Buyers or builders in SFHAs are required to purchase flood insurance. By adopting and enforcing floodplain management plans, communities can benefit under the NFIP which makes the federally backed flood insurance available to homeowners, renters, and business.

In the wake of Katrina, and now Rita, which threatens areas previously destroyed by hurricanes like Galveston, Texas, some are questioning the NFIP program's structure and function. Critics wonder if the federal government should be underwriting development and rebuilding on flood-endangered areas.

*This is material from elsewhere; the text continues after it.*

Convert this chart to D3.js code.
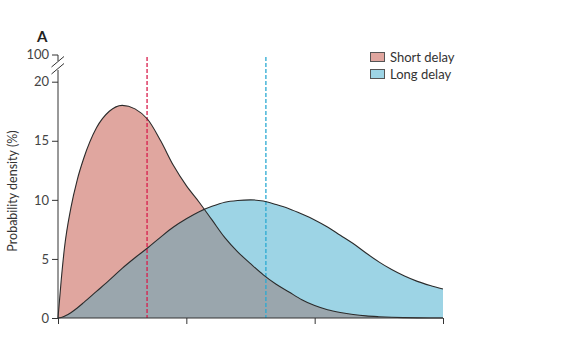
<!DOCTYPE html>
<html><head><meta charset="utf-8">
<script src="https://cdn.jsdelivr.net/npm/d3@7"></script>
<style>body{margin:0;background:#fff;} svg{display:block;font-family:Lato,"Open Sans",sans-serif;}</style>
</head><body><svg id="c" width="570" height="347"></svg>
<script>
const xs = [0,0.025,0.05,0.1,0.15,0.2,0.3,0.4,0.5,0.6,0.7,0.8,0.9,1.0,1.1,1.2,1.3,1.4,1.5,1.6,1.7,1.8,1.9,2.0,2.1,2.2,2.3,2.4,2.5,2.6,2.7,2.8,2.9,3.0];
const shortDelay = [0,3.2,5.9,9.3,11.7,13.5,16.1,17.5,18.0,17.7,16.8,15.0,12.9,11.2,9.8,8.3,6.8,5.6,4.6,3.65,2.85,2.2,1.55,1.05,0.7,0.47,0.3,0.18,0.11,0.06,0.03,0.01,0,0];
const longDelay = [0,0.04,0.14,0.45,0.85,1.3,2.25,3.2,4.2,5.1,5.95,6.85,7.7,8.4,9.0,9.45,9.8,9.95,10.0,9.9,9.6,9.25,8.8,8.3,7.7,7.0,6.3,5.5,4.75,4.1,3.55,3.1,2.75,2.45];
const medians = [0.694, 1.62];
const yTicks = [0,5,10,15,20];
const xTicks = [0,1,2,3];
const seriesNames = ["Short delay","Long delay"];
const colors = ["#e0a69f","#9dd4e5"];
const medianColors = ["#d81e4c","#2aa9d2"];

const svg = d3.select("#c");
const x = d3.scaleLinear().domain([0,3]).range([58,443]);
const y = d3.scaleLinear().domain([0,20]).range([318,81.7]);

const area = vals => d3.area().x((d,i)=>x(xs[i])).y0(y(0)).y1((d,i)=>y(vals[i])).curve(d3.curveMonotoneX)(vals);
const line = vals => d3.line().x((d,i)=>x(xs[i])).y((d,i)=>y(vals[i])).curve(d3.curveMonotoneX)(vals);

svg.append("defs").append("clipPath").attr("id","sclip").append("path").attr("d", area(shortDelay));

svg.append("path").attr("d", area(shortDelay)).attr("fill", colors[0]);
svg.append("path").attr("d", area(longDelay)).attr("fill", colors[1]);
svg.append("path").attr("d", area(longDelay)).attr("fill", "#9aa6ad").attr("clip-path","url(#sclip)");

medians.forEach((m,i)=>{
  svg.append("line").attr("x1",x(m)).attr("x2",x(m)).attr("y1",57).attr("y2",y(0))
    .attr("stroke",medianColors[i]).attr("stroke-width",1.3).attr("stroke-dasharray","4,2");
});

svg.append("path").attr("d", line(shortDelay)).attr("fill","none").attr("stroke","#2b2b2b").attr("stroke-width",1.1);
svg.append("path").attr("d", line(longDelay)).attr("fill","none").attr("stroke","#2b2b2b").attr("stroke-width",1.1);

const xa = svg.append("g").attr("transform",`translate(0,${y(0)})`)
  .call(d3.axisBottom(x).tickValues(xTicks).tickSize(6).tickFormat(""));
xa.select(".domain").attr("d",`M${x(0)},0H${x(3)}`).attr("stroke","#333");
xa.selectAll(".tick line").attr("stroke","#333");

const ya = svg.append("g").attr("transform",`translate(${x(0)},0)`)
  .call(d3.axisLeft(y).tickValues(yTicks).tickSize(6).tickPadding(3));
ya.attr("font-size",null).attr("font-family",null);
ya.select(".domain").attr("d",`M0,${y(0)}V70`).attr("stroke","#333");
ya.selectAll(".tick line").attr("stroke","#333");
ya.selectAll(".tick text").style("font-size","13px").attr("fill","#444");

const y100 = 55;
svg.append("path").attr("d",`M${x(0)-6},${y100}H${x(0)}V61`).attr("fill","none").attr("stroke","#333");
svg.append("path").attr("d",`M51.5,67L64,56.5M51.5,74L64,63.5`).attr("fill","none").attr("stroke","#333");
svg.append("text").attr("x",x(0)-9).attr("y",y100).attr("dy","0.32em").attr("text-anchor","end")
  .style("font-size","13px").attr("fill","#444").text("100");

svg.append("text").attr("transform","translate(17,191) rotate(-90)").attr("text-anchor","middle")
  .style("font-size","12.5px").attr("fill","#333").text("Probability density (%)");

svg.append("text").attr("x",37).attr("y",42).style("font-size","15px").attr("font-weight","bold").attr("fill","#222").text("A");

seriesNames.forEach((n,i)=>{
  const gy = 52.5 + i*17;
  svg.append("rect").attr("x",370.5).attr("y",gy).attr("width",14).attr("height",9)
    .attr("fill",colors[i]).attr("stroke","#555").attr("stroke-width",1);
  svg.append("text").attr("x",390).attr("y",gy+9.5).style("font-size","13px").attr("fill","#333").text(n);
});
</script></body></html>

I don't know if you do this kind of thing in the UK, but it does seem a bit silly here.
 
We've got somewhat of a problem with developers building housing on unsuitable land such as flood plains and water meadows (pretty much the natural sponges used by nature to absorb the impact of flooding). This means that not only do these swathes of houses get flooded, but because the ground that used to absorb mch of the water is now built on, the flood water travels further and locations outside the flood plain experience flooding too.
Our govt has had to (very foolishly imo) step in as an insurer of last resort because commercial insurers won't touch these places, pretty much putting themselves in the same situation as the federal fund you mention.

Seems to me it'd be a lot easier if developers and homeowners paid for a decent cost/benefit analysis before building on marginal or weather-prone land.